If you’re one of those people – like me — who puts off getting your vehicle’s oil changed, here’s a story that’ll scare you straight.
A couple of weeks ago I got an email from Faith Kropiewnicki of Glen Lyon, who said in 2013 she and her husband, Robert, had bought two brand-new Kias, a 2012 Sportage and a 2013 Sorento. Two months ago Robert was driving the Sorento to work when the engine made a noise, the oil light went on and the car conked out.
The Kropiewnickis had the Sorento towed to Ertley Kia in Moosic, where they had purchase both cars in 2013. After a month or so of going back and forth, Robert was asked to produce oil-change receipts.
“He told them most of the oil changes were done by him,” Faith said. “My husband is experienced and does all his own care for our cars.”
The Kropiewnickis came up with four receipts from a local garage where they say some of the oil changes were done. They had no receipts for the products Robert had used when he changed the oil himself.
A day later, the dealership called the Kropiewnickis. The Sorento needed a new engine, which would cost $3,000 that would not be covered by the warranty because the oil had not been changed every 7,500 miles, as recommended by Kia. There was nothing the dealership could do.
“Both cars were bought at this dealership so you would think they would go out of their way a little, considering the cost of a brand new cars today,” Faith fumed. “This should not happen to a new vehicle.”
Unfortunately, however, it does, if you don’t change the oil reasonably often, because high operating temperatures breaks down the oil, making it less effective as a lubricant – which means engine parts start rubbing together and wearing out.
Over time, oil not only loses its ability to neutralize acids, but it can absorb contaminants and become saturated with the stuff, which remains in the engine and causes corrosion.

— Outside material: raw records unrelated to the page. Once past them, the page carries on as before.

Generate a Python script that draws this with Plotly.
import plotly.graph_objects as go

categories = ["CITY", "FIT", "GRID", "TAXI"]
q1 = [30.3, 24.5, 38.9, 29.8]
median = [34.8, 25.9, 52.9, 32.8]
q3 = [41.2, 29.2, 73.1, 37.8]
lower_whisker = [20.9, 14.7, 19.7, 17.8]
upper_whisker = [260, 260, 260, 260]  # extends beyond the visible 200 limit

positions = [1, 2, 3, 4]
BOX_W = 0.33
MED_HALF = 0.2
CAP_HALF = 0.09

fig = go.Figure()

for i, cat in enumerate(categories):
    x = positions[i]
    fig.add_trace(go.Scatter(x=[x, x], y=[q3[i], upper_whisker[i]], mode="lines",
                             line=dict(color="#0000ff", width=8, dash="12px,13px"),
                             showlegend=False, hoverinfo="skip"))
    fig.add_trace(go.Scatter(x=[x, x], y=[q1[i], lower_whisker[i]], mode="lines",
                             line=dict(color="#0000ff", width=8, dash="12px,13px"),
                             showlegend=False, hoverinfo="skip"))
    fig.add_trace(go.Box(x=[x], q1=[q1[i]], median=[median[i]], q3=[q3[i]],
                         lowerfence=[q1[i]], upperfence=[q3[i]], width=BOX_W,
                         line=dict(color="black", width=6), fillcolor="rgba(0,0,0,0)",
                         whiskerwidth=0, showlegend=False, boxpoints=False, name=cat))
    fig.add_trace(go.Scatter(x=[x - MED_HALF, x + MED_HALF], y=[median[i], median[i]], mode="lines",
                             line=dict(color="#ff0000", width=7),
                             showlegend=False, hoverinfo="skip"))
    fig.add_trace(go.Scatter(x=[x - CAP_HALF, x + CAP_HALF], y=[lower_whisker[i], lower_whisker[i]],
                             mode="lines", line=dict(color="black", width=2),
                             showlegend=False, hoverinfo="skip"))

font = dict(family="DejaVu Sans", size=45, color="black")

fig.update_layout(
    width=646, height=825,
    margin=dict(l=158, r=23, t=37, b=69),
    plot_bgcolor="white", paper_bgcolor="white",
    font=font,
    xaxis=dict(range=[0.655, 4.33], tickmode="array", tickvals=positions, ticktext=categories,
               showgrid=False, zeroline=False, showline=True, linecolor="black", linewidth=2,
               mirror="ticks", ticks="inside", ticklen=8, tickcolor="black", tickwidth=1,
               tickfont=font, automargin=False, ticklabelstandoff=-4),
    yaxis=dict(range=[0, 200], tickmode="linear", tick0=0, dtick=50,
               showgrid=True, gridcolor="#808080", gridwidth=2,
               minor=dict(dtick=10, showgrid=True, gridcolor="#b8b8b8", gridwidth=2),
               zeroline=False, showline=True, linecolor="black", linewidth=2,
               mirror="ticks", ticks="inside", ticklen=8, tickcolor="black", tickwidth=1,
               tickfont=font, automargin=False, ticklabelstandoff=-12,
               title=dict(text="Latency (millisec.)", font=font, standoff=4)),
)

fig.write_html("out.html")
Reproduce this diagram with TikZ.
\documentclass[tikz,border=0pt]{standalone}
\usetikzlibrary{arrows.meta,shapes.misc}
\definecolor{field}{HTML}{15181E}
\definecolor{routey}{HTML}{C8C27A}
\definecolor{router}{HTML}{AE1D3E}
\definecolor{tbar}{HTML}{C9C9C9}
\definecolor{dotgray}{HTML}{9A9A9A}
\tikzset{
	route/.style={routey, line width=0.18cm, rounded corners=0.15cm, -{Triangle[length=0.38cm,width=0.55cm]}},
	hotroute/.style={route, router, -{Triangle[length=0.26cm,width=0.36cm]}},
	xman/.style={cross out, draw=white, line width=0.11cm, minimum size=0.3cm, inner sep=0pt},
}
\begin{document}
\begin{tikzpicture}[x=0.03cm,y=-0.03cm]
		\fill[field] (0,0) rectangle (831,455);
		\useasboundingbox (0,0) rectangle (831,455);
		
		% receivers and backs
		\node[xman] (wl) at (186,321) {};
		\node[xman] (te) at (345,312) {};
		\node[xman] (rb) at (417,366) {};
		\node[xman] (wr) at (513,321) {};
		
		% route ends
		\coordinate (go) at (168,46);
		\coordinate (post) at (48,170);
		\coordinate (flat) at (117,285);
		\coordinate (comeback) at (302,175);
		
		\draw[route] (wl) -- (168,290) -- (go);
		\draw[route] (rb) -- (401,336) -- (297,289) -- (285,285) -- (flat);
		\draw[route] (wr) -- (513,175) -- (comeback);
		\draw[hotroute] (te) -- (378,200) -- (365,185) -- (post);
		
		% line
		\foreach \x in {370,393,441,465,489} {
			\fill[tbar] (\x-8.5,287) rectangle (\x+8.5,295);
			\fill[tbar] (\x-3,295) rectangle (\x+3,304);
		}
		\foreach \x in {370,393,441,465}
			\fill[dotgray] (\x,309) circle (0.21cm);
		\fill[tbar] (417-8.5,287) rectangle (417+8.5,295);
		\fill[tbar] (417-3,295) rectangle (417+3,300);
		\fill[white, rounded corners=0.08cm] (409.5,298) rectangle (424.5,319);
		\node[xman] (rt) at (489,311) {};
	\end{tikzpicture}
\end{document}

Faith insists that her husband changed the oil on schedule. Kia spokesman James Hope says because Robert can’t prove it, there was probably a “significant lack of maintenance,” which voids the warranty.
It’s a classic case of “she said, he said,” which you really don’t want to get into when you’re dealing with a big-ticket item like an automobile.
As I wrote a few weeks ago, the manufacturer can’t void the warranty if you have service and maintenance done by someone besides the dealership, even if that someone is you. But you do have to be able to prove it.
So if you don’t have time to make an appointment at the dealership for an oil change, pull into one of those quick-lube drive-throughs, pay the 25 bucks to get it done, and then stick the receipt in your glove box. Takes about 10 minutes. I did it myself just yesterday.